**Task statement**
Read the listing and extract each line that includes the word "standalone".

**Extracted data**
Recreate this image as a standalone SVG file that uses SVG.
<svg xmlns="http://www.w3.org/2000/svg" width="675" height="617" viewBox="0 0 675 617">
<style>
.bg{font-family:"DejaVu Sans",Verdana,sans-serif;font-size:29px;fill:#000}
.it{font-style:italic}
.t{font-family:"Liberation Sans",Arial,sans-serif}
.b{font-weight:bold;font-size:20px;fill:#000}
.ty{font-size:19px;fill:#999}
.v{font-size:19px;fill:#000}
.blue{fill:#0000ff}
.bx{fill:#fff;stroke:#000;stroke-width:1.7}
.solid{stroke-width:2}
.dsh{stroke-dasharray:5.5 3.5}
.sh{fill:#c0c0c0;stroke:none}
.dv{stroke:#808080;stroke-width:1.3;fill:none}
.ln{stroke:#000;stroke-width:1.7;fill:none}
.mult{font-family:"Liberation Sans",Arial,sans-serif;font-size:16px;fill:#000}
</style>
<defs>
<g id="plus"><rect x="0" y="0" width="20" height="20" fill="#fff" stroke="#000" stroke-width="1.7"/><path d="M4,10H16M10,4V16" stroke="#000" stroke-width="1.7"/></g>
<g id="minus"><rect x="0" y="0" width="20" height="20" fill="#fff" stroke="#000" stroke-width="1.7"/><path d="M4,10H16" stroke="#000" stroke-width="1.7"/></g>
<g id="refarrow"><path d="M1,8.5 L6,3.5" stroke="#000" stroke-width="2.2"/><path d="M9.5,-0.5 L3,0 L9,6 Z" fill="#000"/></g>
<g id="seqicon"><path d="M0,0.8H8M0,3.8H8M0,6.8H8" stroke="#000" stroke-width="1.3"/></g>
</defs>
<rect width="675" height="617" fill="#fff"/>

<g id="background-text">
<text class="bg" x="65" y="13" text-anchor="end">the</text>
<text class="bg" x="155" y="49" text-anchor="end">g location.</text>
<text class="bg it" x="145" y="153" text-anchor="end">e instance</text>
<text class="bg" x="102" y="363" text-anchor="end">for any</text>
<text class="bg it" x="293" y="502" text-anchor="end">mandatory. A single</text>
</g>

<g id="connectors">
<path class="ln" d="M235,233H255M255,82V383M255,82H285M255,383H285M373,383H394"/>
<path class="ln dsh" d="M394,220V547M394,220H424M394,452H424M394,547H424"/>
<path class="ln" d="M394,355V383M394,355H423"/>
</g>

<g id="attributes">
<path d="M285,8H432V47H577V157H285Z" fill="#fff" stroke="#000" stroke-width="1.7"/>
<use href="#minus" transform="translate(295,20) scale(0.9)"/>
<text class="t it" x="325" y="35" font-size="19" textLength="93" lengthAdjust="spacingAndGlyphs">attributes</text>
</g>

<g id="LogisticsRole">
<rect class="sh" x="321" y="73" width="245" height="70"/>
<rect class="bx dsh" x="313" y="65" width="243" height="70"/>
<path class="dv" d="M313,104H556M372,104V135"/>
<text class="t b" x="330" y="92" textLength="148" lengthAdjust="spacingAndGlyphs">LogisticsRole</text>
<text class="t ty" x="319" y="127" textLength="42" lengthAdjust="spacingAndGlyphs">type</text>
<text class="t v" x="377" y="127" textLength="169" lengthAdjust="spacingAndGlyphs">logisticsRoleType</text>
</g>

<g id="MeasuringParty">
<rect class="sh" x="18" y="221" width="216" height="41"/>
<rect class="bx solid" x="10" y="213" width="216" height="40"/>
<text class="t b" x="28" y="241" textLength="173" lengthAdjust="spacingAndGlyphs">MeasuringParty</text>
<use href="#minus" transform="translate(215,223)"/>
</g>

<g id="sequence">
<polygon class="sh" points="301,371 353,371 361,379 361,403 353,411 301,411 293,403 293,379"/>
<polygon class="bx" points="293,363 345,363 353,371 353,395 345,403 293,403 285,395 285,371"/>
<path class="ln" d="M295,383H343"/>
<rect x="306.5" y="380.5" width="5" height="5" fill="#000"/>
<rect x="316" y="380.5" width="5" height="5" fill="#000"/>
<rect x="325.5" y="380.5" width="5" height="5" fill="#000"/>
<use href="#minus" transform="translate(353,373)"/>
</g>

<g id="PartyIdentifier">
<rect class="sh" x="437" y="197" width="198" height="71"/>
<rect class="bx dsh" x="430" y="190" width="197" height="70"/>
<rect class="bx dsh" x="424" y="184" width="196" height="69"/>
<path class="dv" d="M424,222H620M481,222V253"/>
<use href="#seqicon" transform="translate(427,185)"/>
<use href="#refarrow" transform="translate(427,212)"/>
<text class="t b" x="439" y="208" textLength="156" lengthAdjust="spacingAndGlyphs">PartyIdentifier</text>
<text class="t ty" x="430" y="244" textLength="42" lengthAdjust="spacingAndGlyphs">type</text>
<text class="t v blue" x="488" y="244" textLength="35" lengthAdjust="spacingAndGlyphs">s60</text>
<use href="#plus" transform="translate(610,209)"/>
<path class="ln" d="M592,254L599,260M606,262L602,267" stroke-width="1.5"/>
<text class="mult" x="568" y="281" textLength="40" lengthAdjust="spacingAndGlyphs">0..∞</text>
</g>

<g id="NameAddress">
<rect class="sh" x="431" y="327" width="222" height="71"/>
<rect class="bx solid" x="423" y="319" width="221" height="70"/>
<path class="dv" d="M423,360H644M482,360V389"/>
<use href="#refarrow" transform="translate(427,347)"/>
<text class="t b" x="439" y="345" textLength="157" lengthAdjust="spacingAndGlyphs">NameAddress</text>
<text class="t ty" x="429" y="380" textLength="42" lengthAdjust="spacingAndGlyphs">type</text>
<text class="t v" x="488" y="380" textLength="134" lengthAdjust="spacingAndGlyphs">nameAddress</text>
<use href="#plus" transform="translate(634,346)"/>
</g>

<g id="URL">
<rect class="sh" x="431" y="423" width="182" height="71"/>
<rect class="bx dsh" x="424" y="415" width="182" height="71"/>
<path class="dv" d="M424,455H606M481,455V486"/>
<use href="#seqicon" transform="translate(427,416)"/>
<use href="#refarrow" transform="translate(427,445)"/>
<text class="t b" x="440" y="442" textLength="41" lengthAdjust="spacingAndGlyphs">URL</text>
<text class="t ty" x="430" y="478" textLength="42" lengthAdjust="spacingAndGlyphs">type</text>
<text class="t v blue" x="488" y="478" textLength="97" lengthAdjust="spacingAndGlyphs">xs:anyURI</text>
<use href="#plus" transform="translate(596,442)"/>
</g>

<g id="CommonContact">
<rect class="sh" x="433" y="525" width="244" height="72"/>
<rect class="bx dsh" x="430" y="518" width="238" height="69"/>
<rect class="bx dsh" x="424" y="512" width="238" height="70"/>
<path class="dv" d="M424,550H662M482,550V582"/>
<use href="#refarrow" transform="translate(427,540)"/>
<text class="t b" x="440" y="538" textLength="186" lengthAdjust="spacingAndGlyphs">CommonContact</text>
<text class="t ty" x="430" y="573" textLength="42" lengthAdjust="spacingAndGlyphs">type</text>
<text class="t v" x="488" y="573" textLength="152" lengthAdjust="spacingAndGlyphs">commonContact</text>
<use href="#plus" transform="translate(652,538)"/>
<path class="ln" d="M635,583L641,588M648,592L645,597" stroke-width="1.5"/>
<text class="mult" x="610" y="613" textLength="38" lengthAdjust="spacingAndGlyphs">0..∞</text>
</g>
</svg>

---

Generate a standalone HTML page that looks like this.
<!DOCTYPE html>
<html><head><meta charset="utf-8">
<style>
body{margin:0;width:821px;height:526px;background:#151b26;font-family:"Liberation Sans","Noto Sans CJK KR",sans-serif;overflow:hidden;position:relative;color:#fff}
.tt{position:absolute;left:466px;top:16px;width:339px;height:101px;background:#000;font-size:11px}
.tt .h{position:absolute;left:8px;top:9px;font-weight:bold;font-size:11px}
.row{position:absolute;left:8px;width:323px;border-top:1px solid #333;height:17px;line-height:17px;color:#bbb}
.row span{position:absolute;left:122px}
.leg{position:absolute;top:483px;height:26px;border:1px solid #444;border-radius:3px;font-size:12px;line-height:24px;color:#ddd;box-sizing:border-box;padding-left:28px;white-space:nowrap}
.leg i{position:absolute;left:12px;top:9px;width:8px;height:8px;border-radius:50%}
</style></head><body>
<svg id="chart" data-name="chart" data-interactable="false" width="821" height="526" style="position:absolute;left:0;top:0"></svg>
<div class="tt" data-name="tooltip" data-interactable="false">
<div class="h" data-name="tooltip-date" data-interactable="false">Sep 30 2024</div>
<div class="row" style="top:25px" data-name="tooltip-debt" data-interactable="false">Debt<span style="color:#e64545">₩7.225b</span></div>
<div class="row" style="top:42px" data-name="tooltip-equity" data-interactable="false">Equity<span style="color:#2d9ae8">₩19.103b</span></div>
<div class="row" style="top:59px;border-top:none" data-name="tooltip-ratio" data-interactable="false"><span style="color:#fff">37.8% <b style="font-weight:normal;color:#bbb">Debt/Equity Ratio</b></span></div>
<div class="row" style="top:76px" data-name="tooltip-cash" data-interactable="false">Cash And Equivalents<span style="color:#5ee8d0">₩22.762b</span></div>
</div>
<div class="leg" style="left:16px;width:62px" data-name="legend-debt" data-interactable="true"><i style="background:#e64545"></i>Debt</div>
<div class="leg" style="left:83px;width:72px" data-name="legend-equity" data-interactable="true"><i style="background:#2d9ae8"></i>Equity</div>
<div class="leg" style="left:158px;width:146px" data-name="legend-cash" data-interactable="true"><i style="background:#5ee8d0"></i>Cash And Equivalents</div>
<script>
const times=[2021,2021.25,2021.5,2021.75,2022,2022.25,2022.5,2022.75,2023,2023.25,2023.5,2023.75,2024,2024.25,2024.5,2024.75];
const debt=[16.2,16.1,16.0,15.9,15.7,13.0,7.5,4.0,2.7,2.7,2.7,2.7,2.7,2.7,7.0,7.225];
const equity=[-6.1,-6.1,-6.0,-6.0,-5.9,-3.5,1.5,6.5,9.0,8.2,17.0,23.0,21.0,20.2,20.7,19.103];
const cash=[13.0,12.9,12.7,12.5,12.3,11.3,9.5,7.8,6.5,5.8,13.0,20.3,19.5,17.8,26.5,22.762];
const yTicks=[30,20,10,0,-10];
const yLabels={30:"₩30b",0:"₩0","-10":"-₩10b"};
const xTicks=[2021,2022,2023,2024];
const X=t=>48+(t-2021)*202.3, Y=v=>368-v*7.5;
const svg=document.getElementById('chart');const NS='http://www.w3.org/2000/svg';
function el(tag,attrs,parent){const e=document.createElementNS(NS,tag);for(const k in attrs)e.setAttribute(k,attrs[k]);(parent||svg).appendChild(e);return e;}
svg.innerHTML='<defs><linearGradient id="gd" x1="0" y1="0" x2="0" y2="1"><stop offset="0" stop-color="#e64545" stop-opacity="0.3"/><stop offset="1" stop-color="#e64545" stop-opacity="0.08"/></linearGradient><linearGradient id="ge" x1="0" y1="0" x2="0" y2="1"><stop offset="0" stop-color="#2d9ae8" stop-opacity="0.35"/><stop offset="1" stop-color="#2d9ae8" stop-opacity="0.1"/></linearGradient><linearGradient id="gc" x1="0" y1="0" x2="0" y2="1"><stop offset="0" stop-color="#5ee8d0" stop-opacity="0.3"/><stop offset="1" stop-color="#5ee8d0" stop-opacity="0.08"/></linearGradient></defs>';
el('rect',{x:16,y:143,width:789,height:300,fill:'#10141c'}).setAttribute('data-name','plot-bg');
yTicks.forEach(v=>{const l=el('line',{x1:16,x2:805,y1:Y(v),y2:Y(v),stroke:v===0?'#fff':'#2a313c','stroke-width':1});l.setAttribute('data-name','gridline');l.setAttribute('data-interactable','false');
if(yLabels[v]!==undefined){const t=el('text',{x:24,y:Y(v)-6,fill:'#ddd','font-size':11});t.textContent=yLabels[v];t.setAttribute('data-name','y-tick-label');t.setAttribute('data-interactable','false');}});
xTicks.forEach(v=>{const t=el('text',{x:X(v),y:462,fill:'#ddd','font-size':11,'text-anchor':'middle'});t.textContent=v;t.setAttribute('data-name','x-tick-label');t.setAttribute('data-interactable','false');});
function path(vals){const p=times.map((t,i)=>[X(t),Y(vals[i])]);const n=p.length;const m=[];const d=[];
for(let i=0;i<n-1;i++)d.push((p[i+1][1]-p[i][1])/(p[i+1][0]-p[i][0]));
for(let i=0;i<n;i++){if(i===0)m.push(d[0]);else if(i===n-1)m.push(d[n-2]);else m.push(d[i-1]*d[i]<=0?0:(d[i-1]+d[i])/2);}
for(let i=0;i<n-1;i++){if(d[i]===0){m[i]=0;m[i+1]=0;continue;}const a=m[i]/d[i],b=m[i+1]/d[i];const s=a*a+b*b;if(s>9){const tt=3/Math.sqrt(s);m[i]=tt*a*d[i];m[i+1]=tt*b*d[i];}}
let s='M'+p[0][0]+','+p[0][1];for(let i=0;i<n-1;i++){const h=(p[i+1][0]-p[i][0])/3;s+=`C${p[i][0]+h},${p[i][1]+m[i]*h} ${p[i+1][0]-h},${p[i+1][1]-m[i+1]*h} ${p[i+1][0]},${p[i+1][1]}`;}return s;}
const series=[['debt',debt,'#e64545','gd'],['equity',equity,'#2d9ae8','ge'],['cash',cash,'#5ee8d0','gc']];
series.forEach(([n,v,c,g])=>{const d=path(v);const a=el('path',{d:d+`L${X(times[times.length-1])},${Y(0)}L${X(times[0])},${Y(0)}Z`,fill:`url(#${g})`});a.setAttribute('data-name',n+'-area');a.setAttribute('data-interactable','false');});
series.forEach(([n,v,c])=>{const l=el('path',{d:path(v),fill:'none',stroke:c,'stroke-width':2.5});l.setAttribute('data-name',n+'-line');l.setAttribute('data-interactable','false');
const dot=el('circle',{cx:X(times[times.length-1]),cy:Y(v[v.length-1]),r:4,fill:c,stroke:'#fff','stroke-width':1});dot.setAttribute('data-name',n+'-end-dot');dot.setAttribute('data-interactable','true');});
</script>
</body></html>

* * *

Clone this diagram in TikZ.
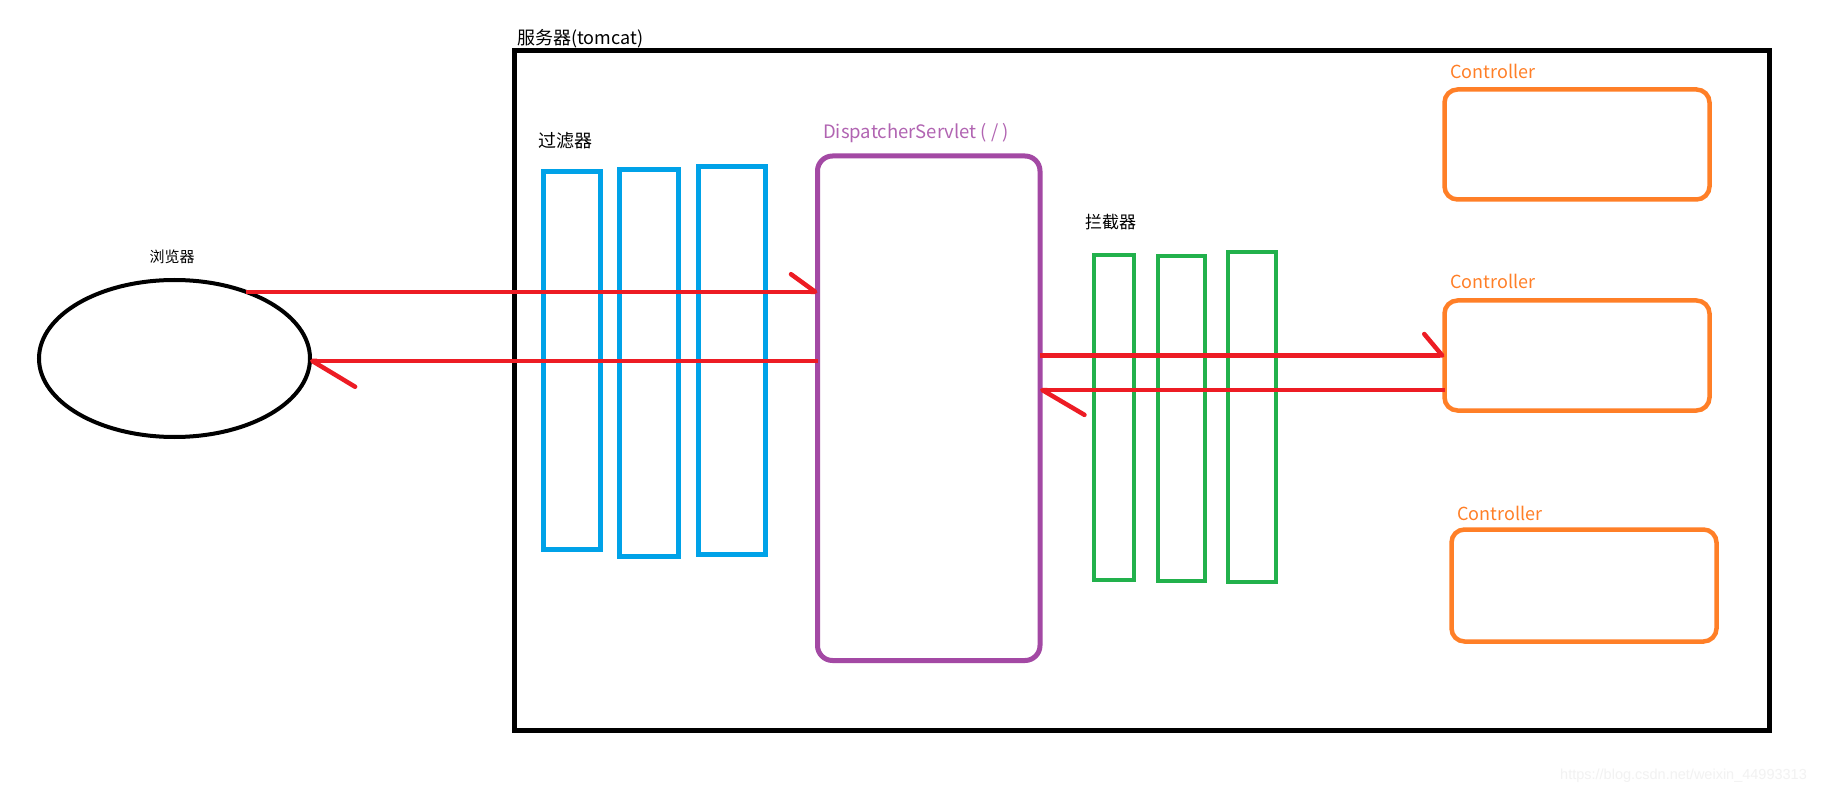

**Exercise answer**
Recreate this image as a standalone SVG file that uses SVG.
Generate a standalone HTML page that looks like this.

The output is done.